Abstract
If modernity has a universal history and a general applicability, then this universality has always been within the domain of the cultural West (Hall: 1996). Thus, when the emergence of the modern is encountered in a non-Western locale, its effect is profoundly disturbing. It mirrors and amplifies the alienation and loss originally experienced in the modernization of the Western self. This was often the conundrum for nineteenth-century travelers to the Ottoman Empire who witnessed disorienting modernization throughout its territories even when their visit was predicated on the singular objective of finding and recovering the pre-modern.
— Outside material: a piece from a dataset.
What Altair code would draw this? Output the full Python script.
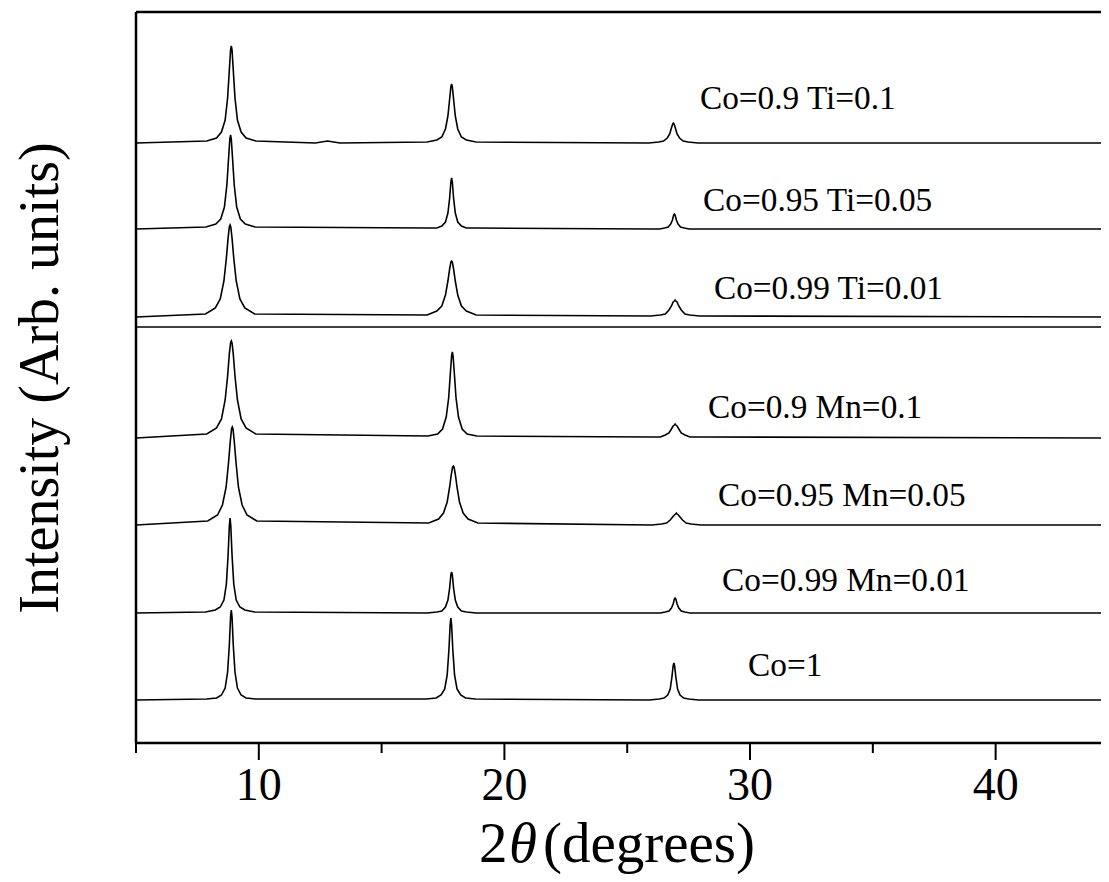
import altair as alt
import pandas as pd

# ---------------- data ----------------
samples = ["Co=0.9 Ti=0.1", "Co=0.95 Ti=0.05", "Co=0.99 Ti=0.01",
           "Co=0.9 Mn=0.1", "Co=0.95 Mn=0.05", "Co=0.99 Mn=0.01", "Co=1"]
stack_offsets = [600, 514, 426, 305, 218, 130, 43]

ti10_x = [5.0,
          7.88, 8.28, 8.48, 8.63, 8.73, 8.80, 8.85, 8.88, 8.91, 8.96, 9.03, 9.13, 9.28, 9.48, 9.88,
          12.3, 12.8, 13.3,
          16.85, 17.25, 17.45, 17.60, 17.70, 17.77, 17.82, 17.85, 17.88, 17.93, 18.00, 18.10, 18.25, 18.45, 18.85,
          25.88, 26.28, 26.48, 26.63, 26.73, 26.80, 26.85, 26.88, 26.91, 26.96, 27.03, 27.13, 27.28, 27.48, 27.88,
          44.29]
ti10_y = [0,
          2, 5, 11, 23, 45, 73, 93, 97, 93, 73, 45, 23, 11, 5, 2,
          0, 2, 0,
          1, 3, 6, 14, 27, 44, 56, 59, 56, 44, 27, 14, 6, 3, 1,
          0, 1, 2, 5, 9, 15, 19, 20, 19, 15, 9, 5, 2, 1, 0,
          0]

ti05_x = [5.0,
          7.85, 8.25, 8.45, 8.60, 8.70, 8.77, 8.82, 8.85, 8.88, 8.93, 9.00, 9.10, 9.25, 9.45, 9.85,
          16.85, 17.25, 17.45, 17.60, 17.70, 17.77, 17.82, 17.85, 17.88, 17.93, 18.00, 18.10, 18.25, 18.45, 18.85,
          25.92, 26.32, 26.52, 26.67, 26.77, 26.84, 26.89, 26.92, 26.95, 27.00, 27.07, 27.17, 27.32, 27.52, 27.92,
          44.29]
ti05_y = [0,
          2, 5, 10, 22, 44, 71, 90, 94, 90, 71, 44, 22, 10, 5, 2,
          1, 1, 3, 7, 16, 31, 47, 51, 47, 31, 16, 7, 3, 1, 1,
          0, 0, 1, 2, 5, 9, 14, 15, 14, 9, 5, 2, 1, 0, 0,
          0]

ti01_x = [5.0,
          7.83, 8.23, 8.43, 8.58, 8.68, 8.75, 8.80, 8.83, 8.86, 8.91, 8.98, 9.08, 9.23, 9.43, 9.83,
          16.85, 17.25, 17.45, 17.60, 17.70, 17.77, 17.82, 17.85, 17.88, 17.93, 18.00, 18.10, 18.25, 18.45, 18.85,
          25.95, 26.35, 26.55, 26.70, 26.80, 26.87, 26.92, 26.95, 26.98, 27.03, 27.10, 27.20, 27.35, 27.55, 27.95,
          44.29]
ti01_y = [0,
          3, 9, 18, 36, 59, 79, 90, 92, 90, 79, 59, 36, 18, 9, 3,
          2, 6, 11, 22, 36, 48, 55, 56, 55, 48, 36, 22, 11, 6, 2,
          1, 2, 3, 7, 11, 15, 16, 17, 16, 15, 11, 7, 3, 2, 1,
          0]

mn10_x = [5.0,
          7.88, 8.28, 8.48, 8.63, 8.73, 8.80, 8.85, 8.88, 8.91, 8.96, 9.03, 9.13, 9.28, 9.48, 9.88,
          16.88, 17.28, 17.48, 17.63, 17.73, 17.80, 17.85, 17.88, 17.91, 17.96, 18.03, 18.13, 18.28, 18.48, 18.88,
          25.95, 26.35, 26.55, 26.70, 26.80, 26.87, 26.92, 26.95, 26.98, 27.03, 27.10, 27.20, 27.35, 27.55, 27.95,
          44.29]
mn10_y = [0,
          4, 10, 19, 38, 62, 84, 95, 97, 95, 84, 62, 38, 19, 10, 4,
          2, 4, 9, 21, 40, 65, 82, 86, 82, 65, 40, 21, 9, 4, 2,
          1, 1, 3, 5, 9, 12, 13, 14, 13, 12, 9, 5, 3, 1, 1,
          0]

mn05_x = [5.0,
          7.92, 8.32, 8.52, 8.67, 8.77, 8.84, 8.89, 8.92, 8.95, 9.00, 9.07, 9.17, 9.32, 9.52, 9.92,
          16.92, 17.32, 17.52, 17.67, 17.77, 17.84, 17.89, 17.92, 17.95, 18.00, 18.07, 18.17, 18.32, 18.52, 18.92,
          26.00, 26.40, 26.60, 26.75, 26.85, 26.92, 26.97, 27.00, 27.03, 27.08, 27.15, 27.25, 27.40, 27.60, 28.00,
          44.29]
mn05_y = [0,
          4, 10, 20, 38, 63, 84, 96, 98, 96, 84, 63, 38, 20, 10, 4,
          2, 6, 12, 23, 38, 51, 58, 59, 58, 51, 38, 23, 12, 6, 2,
          0, 1, 2, 5, 8, 10, 11, 12, 11, 10, 8, 5, 2, 1, 0,
          0]

mn01_x = [5.0,
          7.83, 8.23, 8.43, 8.58, 8.68, 8.75, 8.80, 8.83, 8.86, 8.91, 8.98, 9.08, 9.23, 9.43, 9.83,
          16.85, 17.25, 17.45, 17.60, 17.70, 17.77, 17.82, 17.85, 17.88, 17.93, 18.00, 18.10, 18.25, 18.45, 18.85,
          25.95, 26.35, 26.55, 26.70, 26.80, 26.87, 26.92, 26.95, 26.98, 27.03, 27.10, 27.20, 27.35, 27.55, 27.95,
          44.29]
mn01_y = [0,
          1, 3, 6, 13, 29, 58, 87, 95, 87, 58, 29, 13, 6, 3, 1,
          0, 1, 2, 6, 13, 25, 38, 41, 38, 25, 13, 6, 2, 1, 0,
          0, 0, 1, 2, 5, 9, 14, 15, 14, 9, 5, 2, 1, 0, 0,
          0]

co1_x = [5.0,
         7.88, 8.28, 8.48, 8.63, 8.73, 8.80, 8.85, 8.88, 8.91, 8.96, 9.03, 9.13, 9.28, 9.48, 9.88,
         16.82, 17.22, 17.42, 17.57, 17.67, 17.74, 17.79, 17.82, 17.85, 17.90, 17.97, 18.07, 18.22, 18.42, 18.82,
         25.90, 26.30, 26.50, 26.65, 26.75, 26.82, 26.87, 26.90, 26.93, 26.98, 27.05, 27.15, 27.30, 27.50, 27.90,
         44.29]
co1_y = [0,
         1, 2, 5, 12, 28, 55, 83, 90, 83, 55, 28, 12, 5, 2, 1,
         1, 2, 5, 11, 25, 50, 75, 82, 75, 50, 25, 11, 5, 2, 1,
         0, 1, 2, 5, 11, 23, 34, 37, 34, 23, 11, 5, 2, 1, 0,
         0]

trace_x = [ti10_x, ti05_x, ti01_x, mn10_x, mn05_x, mn01_x, co1_x]
trace_y = [ti10_y, ti05_y, ti01_y, mn10_y, mn05_y, mn01_y, co1_y]

label_x = [27.96, 28.09, 28.53, 28.29, 28.70, 28.86, 29.92]
label_y = [644, 542, 454, 335, 247, 162, 77]

separator_y = [416]
major_ticks = [10, 20, 30, 40]
minor_ticks = [5, 15, 25, 35]
x_domain = [5, 44.29]
y_domain = [0, 731]
y_title = ["Intensity (Arb. units)"]
x_title_parts = ["2", "\u03b8", "(degrees)"]

# ---------------- build tables ----------------
rows = []
for name, off, xs, ys in zip(samples, stack_offsets, trace_x, trace_y):
    for i, (a, b) in enumerate(zip(xs, ys)):
        rows.append({"sample": name, "x": a, "y": b + off, "i": i})
df = pd.DataFrame(rows)
labels_df = pd.DataFrame({"text": samples, "x": label_x, "y": label_y})

FONT = "Liberation Serif"
W, H = 965, 731
xs_scale = alt.Scale(domain=x_domain, nice=False, zero=False)
ys_scale = alt.Scale(domain=y_domain, nice=False, zero=False)

lines = alt.Chart(df).mark_line(color="black", strokeWidth=1.6).encode(
    x=alt.X("x:Q", scale=xs_scale, axis=None),
    y=alt.Y("y:Q", scale=ys_scale, axis=None),
    detail="sample:N",
    order="i:Q",
)

labels = alt.Chart(labels_df).mark_text(
    font=FONT, fontSize=33.3, align="left", baseline="middle", color="black"
).encode(
    x=alt.X("x:Q", scale=xs_scale, axis=None),
    y=alt.Y("y:Q", scale=ys_scale, axis=None),
    text="text:N",
)

sep = alt.Chart(pd.DataFrame({"y": separator_y})).mark_rule(color="black", strokeWidth=1.6).encode(
    y=alt.Y("y:Q", scale=ys_scale, axis=None),
    x=alt.value(0), x2=alt.value(W),
)

minor = alt.Chart(pd.DataFrame({"t": minor_ticks})).mark_rule(color="black", strokeWidth=2).encode(
    x=alt.X("t:Q", scale=xs_scale, axis=None),
    y=alt.value(H), y2=alt.value(H + 10),
)

major_df = pd.DataFrame({"t": major_ticks})
major = alt.Chart(major_df).mark_rule(color="black", strokeWidth=2).encode(
    x=alt.X("t:Q", scale=xs_scale, axis=None),
    y=alt.value(H), y2=alt.value(H + 17),
)
tick_labels = alt.Chart(major_df).mark_text(
    font=FONT, fontSize=46, align="center", baseline="alphabetic", color="black"
).encode(
    x=alt.X("t:Q", scale=xs_scale, axis=None),
    y=alt.value(H + 57),
    text=alt.Text("t:Q", format="d"),
)

dummy = pd.DataFrame({"a": [0]})
top_border = alt.Chart(dummy).mark_rule(color="black", strokeWidth=2.5).encode(
    x=alt.value(0), x2=alt.value(W), y=alt.value(0))
left_border = alt.Chart(dummy).mark_rule(color="black", strokeWidth=2.5).encode(
    x=alt.value(0), y=alt.value(0), y2=alt.value(H))
bottom_border = alt.Chart(dummy).mark_rule(color="black", strokeWidth=2.5).encode(
    x=alt.value(0), x2=alt.value(W), y=alt.value(H))

ytitle = alt.Chart(pd.DataFrame({"t": y_title})).mark_text(
    font=FONT, fontSize=56, angle=270, align="center", baseline="alphabetic", color="black"
).encode(x=alt.value(-78), y=alt.value(366), text="t:N")

t1 = alt.Chart(pd.DataFrame({"t": [x_title_parts[0]]})).mark_text(
    font=FONT, fontSize=57, align="left", baseline="alphabetic", color="black"
).encode(x=alt.value(343), y=alt.value(850), text="t:N")
t2 = alt.Chart(pd.DataFrame({"t": [x_title_parts[1]]})).mark_text(
    font=FONT, fontSize=57, fontStyle="italic", align="left", baseline="alphabetic", color="black"
).encode(x=alt.value(373), y=alt.value(850), text="t:N")
t3 = alt.Chart(pd.DataFrame({"t": [x_title_parts[2]]})).mark_text(
    font=FONT, fontSize=57, align="left", baseline="alphabetic", color="black"
).encode(x=alt.value(407), y=alt.value(850), text="t:N")

chart = alt.layer(
    lines, labels, sep, minor, major, tick_labels,
    top_border, left_border, bottom_border, ytitle, t1, t2, t3
).properties(
    width=W, height=H,
    autosize=alt.AutoSizeParams(type="none"),
    padding={"left": 128, "top": 4, "right": 0, "bottom": 131},
).configure_view(stroke=None).configure(background="white")

chart.save("out.html", embed_options={"renderer": "svg", "actions": False})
Nineteenth-century print media from the Ottoman Empire, specifically Istanbul, visually highlights this tension. In this paper, I undertake an intertextual reading of two such distinct yet related collections of visuals: the photographic postcards of Max Fruchtermann and the Sultan Abdül Hamid II albums gifted to the United States and the United Kingdom in the 1890s. Indeed, many of the photographic templates of Fruchtermann’s postcards are also found within Sultan Abdül Hamid II’s albums underscoring the multiplicity of interpretations and narratives associated with these images in varied contexts. Here, I examine the treatment of landscapes, historical monuments, and industrial and military facilities across the two collections to see how the former crafts historicized views that neatly confine the modernizing capital in the past and how the latter pushes for parity with the self-proclaimed modern polities of
Europe and America. In both instances modernity remains a contested condition.